Morrow carries Hades with presence, bravura and gravitas and can swap menacing for charming on a whim. His exhilarating performance in “Why We Build the Wall” (while probably not as memorable as hummable ballads like “Wait for Me” or “Any Way the Wind Blows” or the triumphant show-stopper gospel/Andrew Sisters-style “Way Down Hadestown,” is one of the more resonating compositions with an “obvious” reference to Trump’s wall along the border with Mexico. However, this song was written some 10 years before Trump’s fiasco of a campaign promise.
But for this critic it was Marable’s night. Always stunning and brilliant in every scene whether adviser to the king of the Underworld of purveyor of earthly desires such as liquor, love and song. In a register and style somewhere between Billie Holiday and Diana Ross, Marable delivers and then some as this manic, less-than-sober high-octane chanteuse in “Livin’ It Up on Top” where she shares the spotlight with trombonist (Audrey Ochoa) in one of several incredible energetic solos written for this instrument in the score. Then, she thoroughly seduces us in the act two opener in the jazziest song of all, “Our Lady of the Wonderworld.”
Always working at full speed (literally) is the ensemble in all-gray costumes and make-up. The Workers Chorus features Lindsey Hailes, Chibueze Ihuoma, Will Mann, Sydney Parra, and Jamari Johnson Williams. From patrons in the bar to miners in the deep throat of hell, this invaluable ensemble carries the bulk of the movement by choreographer David Neumann (Tony-nominated for this musical).
The tone of Hadestown in set early on by Chavkin. There is a consistent motion (much like the train to Hades) that permeates the journey no matter the tempo, style of the music, nor the emotional or conflict-driven moments. The story is told (much with the turntable stage) with such a beautiful framework this is refreshingly old-fashioned, yet avant-garde in her approach to the classics.

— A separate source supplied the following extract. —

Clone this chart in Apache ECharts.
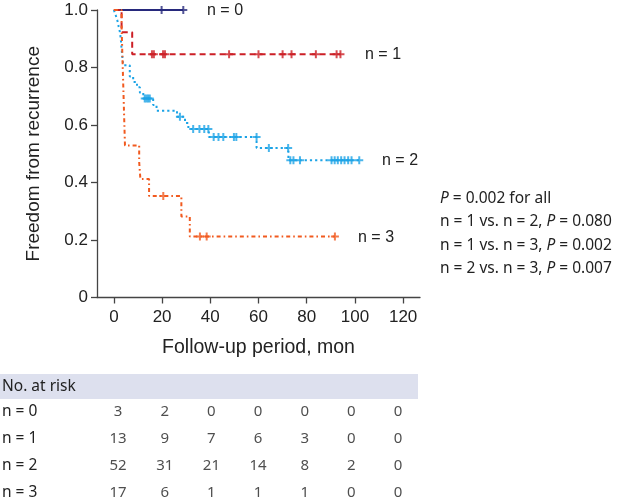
<!DOCTYPE html>
<html><head><meta charset="utf-8">
<script src="https://cdn.jsdelivr.net/npm/echarts@6/dist/echarts.min.js"></script>
<style>html,body{margin:0;padding:0;background:#fff}#c{width:620px;height:498px}</style>
</head><body><div id="c"></div><script>
// ---- axes ----
const xTicks = [0, 20, 40, 60, 80, 100, 120];
const yTicks = [0, 0.2, 0.4, 0.6, 0.8, 1.0];
const groupNames = ['n = 0', 'n = 1', 'n = 2', 'n = 3'];

// ---- Kaplan-Meier steps (time in months, survival) ----
const g0Times = [0, 28.8];
const g0Surv  = [1, 1];
const g0CensT = [19.8, 28.8];
const g0CensS = [1, 1];

const g1Times = [0, 3.2, 7.6, 94];
const g1Surv  = [1, 0.923, 0.846, 0.846];
const g1CensT = [15.8, 16.6, 20.4, 21.2, 47.8, 60, 70, 73.7, 83.8, 92.4, 94];
const g1CensS = [0.846, 0.846, 0.846, 0.846, 0.846, 0.846, 0.846, 0.846, 0.846, 0.846, 0.846];

const g2Times = [0, 0.8, 1.5, 2.0, 2.5, 2.8, 3.0, 3.2, 3.4, 3.6, 3.9, 6.6, 8.0, 9.6, 10.8, 12.2, 16.3, 17.7, 26.2, 29.5, 30.9, 39.4, 59.2, 72.4, 101.8];
const g2Surv  = [1, 0.981, 0.962, 0.942, 0.923, 0.904, 0.885, 0.865, 0.846, 0.827, 0.808, 0.769, 0.750, 0.731, 0.712, 0.692, 0.670, 0.650, 0.629, 0.607, 0.586, 0.558, 0.520, 0.477, 0.477];
const g2CensT = [12.8, 13.5, 14.2, 14.9, 27.4, 32.9, 35.5, 37.5, 39.2, 41.4, 43.4, 45.4, 49.8, 50.8, 59.2, 64.3, 72.3, 73.2, 74.5, 77.2, 90.3, 91.6, 92.9, 94.3, 95.7, 97.2, 98.6, 101.8];
const g2CensS = [0.692, 0.692, 0.692, 0.692, 0.629, 0.586, 0.586, 0.586, 0.586, 0.558, 0.558, 0.558, 0.558, 0.558, 0.558, 0.520, 0.520, 0.477, 0.477, 0.477, 0.477, 0.477, 0.477, 0.477, 0.477, 0.477, 0.477, 0.477];

const g3Times = [0, 3.2, 3.4, 3.6, 3.8, 4.0, 4.2, 4.4, 4.6, 10.5, 11.0, 14.6, 28.0, 31.5, 91.7];
const g3Surv  = [1, 0.941, 0.882, 0.824, 0.765, 0.706, 0.647, 0.588, 0.529, 0.471, 0.412, 0.353, 0.282, 0.212, 0.212];
const g3CensT = [20.5, 35.7, 38.5, 91.7];
const g3CensS = [0.353, 0.212, 0.212, 0.212];

// ---- number at risk table ----
const riskRows = ['n = 0', 'n = 1', 'n = 2', 'n = 3'];
const riskCols = ['0', '20', '40', '60', '80', '100', '120'];
const riskN0 = [3, 2, 0, 0, 0, 0, 0];
const riskN1 = [13, 9, 7, 6, 3, 0, 0];
const riskN2 = [52, 31, 21, 14, 8, 2, 0];
const riskN3 = [17, 6, 1, 1, 1, 0, 0];

// ---- p-values ----
const pLines = [
  ['', '0.002 for all'],
  ['n = 1 vs. n = 2, ', '0.080'],
  ['n = 1 vs. n = 3, ', '0.002'],
  ['n = 2 vs. n = 3, ', '0.007']
];

const colors = ['#27297c', '#cc1f26', '#1ba3e6', '#f15a1f'];
const dashes = ['solid', [6, 4], [2.2, 3], [4, 3, 1.6, 3]];
const stepT = [g0Times, g1Times, g2Times, g3Times];
const stepS = [g0Surv, g1Surv, g2Surv, g3Surv];
const censT = [g0CensT, g1CensT, g2CensT, g3CensT];
const censS = [g0CensS, g1CensS, g2CensS, g3CensS];
const riskData = [riskN0, riskN1, riskN2, riskN3];

const AX = 'Liberation Sans, Arial, sans-serif';
const TB = 'Noto Sans, Open Sans, sans-serif';
const plus = 'path://M3,0H5V3H8V5H5V8H3V5H0V3H3Z';

const series = [];
for (let g = 0; g < 4; g++) {
  series.push({
    type: 'line', xAxisIndex: 0, yAxisIndex: 0, step: 'end', symbol: 'none', silent: true,
    data: stepT[g].map((t, i) => [t, stepS[g][i]]),
    lineStyle: { color: colors[g], width: 2, type: dashes[g] },
    z: 2 + g
  });
  series.push({
    type: 'scatter', xAxisIndex: 0, yAxisIndex: 0, symbol: plus, symbolSize: [8, 8], silent: true,
    data: censT[g].map((t, i) => [t, censS[g][i]]),
    itemStyle: { color: colors[g] },
    z: 6
  });
}
const tableData = [];
for (let r = 0; r < 4; r++) for (let c = 0; c < 7; c++) tableData.push([c, r, riskData[r][c]]);
series.push({
  type: 'scatter', xAxisIndex: 1, yAxisIndex: 1, symbolSize: 1, silent: true,
  itemStyle: { color: 'rgba(0,0,0,0)' },
  label: { show: true, position: 'inside', formatter: p => String(p.value[2]),
           fontFamily: TB, fontSize: 15, color: '#222' },
  data: tableData
});

const graphic = [
  { type: 'rect', shape: { x: 0, y: 374, width: 418, height: 25 }, style: { fill: '#dde0ee' }, z: -1 },
  { type: 'text', x: 2, y: 386.5, style: { text: 'No. at risk', font: '15.5px ' + TB, fill: '#222', textVerticalAlign: 'middle' } },
  { type: 'text', x: 207, y: 10.5, style: { text: groupNames[0], font: '16px ' + AX, fill: '#222', textVerticalAlign: 'middle' } },
  { type: 'text', x: 365, y: 54.5, style: { text: groupNames[1], font: '16px ' + AX, fill: '#222', textVerticalAlign: 'middle' } },
  { type: 'text', x: 382, y: 160.5, style: { text: groupNames[2], font: '16px ' + AX, fill: '#222', textVerticalAlign: 'middle' } },
  { type: 'text', x: 358, y: 237.5, style: { text: groupNames[3], font: '16px ' + AX, fill: '#222', textVerticalAlign: 'middle' } }
];
pLines.forEach((pl, i) => {
  graphic.push({
    type: 'text', x: 440, y: 198.5 + i * 23.3,
    style: {
      text: (pl[0] ? '{n|' + pl[0] + '}' : '') + '{i|P}{n| = ' + pl[1] + '}',
      textVerticalAlign: 'middle',
      rich: {
        n: { fontFamily: TB, fontSize: 15.5, fill: '#222', color: '#222' },
        i: { fontFamily: TB, fontSize: 15.5, fontStyle: 'italic', fill: '#222', color: '#222' }
      }
    }
  });
});

const chart = echarts.init(document.getElementById('c'), null, { renderer: 'canvas' });
chart.setOption({
  animation: false,
  backgroundColor: '#fff',
  grid: [
    { left: 97, top: 10, width: 323, height: 287.5, outerBoundsMode: 'none', containLabel: false },
    { left: 94.7, top: 398, width: 326.7, height: 100, outerBoundsMode: 'none', containLabel: false }
  ],
  xAxis: [
    {
      type: 'value', gridIndex: 0, min: -7, max: 127,
      name: 'Follow-up period, mon', nameLocation: 'middle', nameGap: 40,
      nameTextStyle: { fontFamily: AX, fontSize: 19.5, color: '#222' },
      axisLine: { onZero: false, lineStyle: { color: '#444', width: 1.3 } },
      axisTick: { show: true, length: 6, customValues: xTicks, lineStyle: { color: '#444', width: 1.3 } },
      axisLabel: { customValues: xTicks, margin: 11, fontFamily: AX, fontSize: 17, color: '#222' },
      splitLine: { show: false }
    },
    {
      type: 'category', gridIndex: 1, data: riskCols, show: false
    }
  ],
  yAxis: [
    {
      type: 'value', gridIndex: 0, min: 0, max: 1, interval: 0.2,
      name: 'Freedom from recurrence', nameLocation: 'middle', nameGap: 54,
      nameTextStyle: { fontFamily: AX, fontSize: 19, color: '#222' },
      axisLine: { show: true, onZero: false, lineStyle: { color: '#444', width: 1.3 } },
      axisTick: { show: true, length: 6, lineStyle: { color: '#444', width: 1.3 } },
      axisLabel: { margin: 9, fontFamily: AX, fontSize: 17, color: '#222',
                   formatter: v => (v === 0 ? '0' : v.toFixed(1)) },
      splitLine: { show: false }
    },
    {
      type: 'value', gridIndex: 1, min: -0.5, max: 3.2, inverse: true,
      axisLine: { show: false }, axisTick: { show: false }, splitLine: { show: false },
      axisLabel: { customValues: [0, 1, 2, 3], formatter: v => riskRows[Math.round(v)] || '',
                   hideOverlap: false, showMinLabel: true, showMaxLabel: true,
                   align: 'left', margin: 92.7, fontFamily: TB, fontSize: 15.5, color: '#222' }
    }
  ],
  graphic: graphic,
  series: series
});
</script></body></html>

Much of the show’s luster and mood is to lighting designer Bradley King’s credit for a mind-blowing display that at first seemed to give me a sense that the massive speakeasy and building facades had a claustrophobic feel. Until…SPOILER ALERT….King has prime electrical real estate upstage and some impressive shiny tricks on trusses. Welcome to the fiery gates of Hell! Honestly, the lighting in Hadestown is another character. Bravo Mr. King.
Other design elements of this marvelous kick-off to Broadway’s rebound include the Tony-winning sound design by Nevin Steinberg and Jessica Paz, costumes by Michael Krass, and hair designs by Jennifer Mullins.
One note: Don’t rush out after the final bow, there’s more!
Hadestown continues through Sunday, October 10 at the Peace Center, 300 S. Main St. in Greenville. All tickets may be purchased online at peacecenter.org or by calling the Peace Center Box Office at 864.467.3000 or 800.888.7768.
COVID SAFETY POLICY: PROOF OF VACCINATION/NEGATIVE TEST RESULT, MASKS REQUIRED.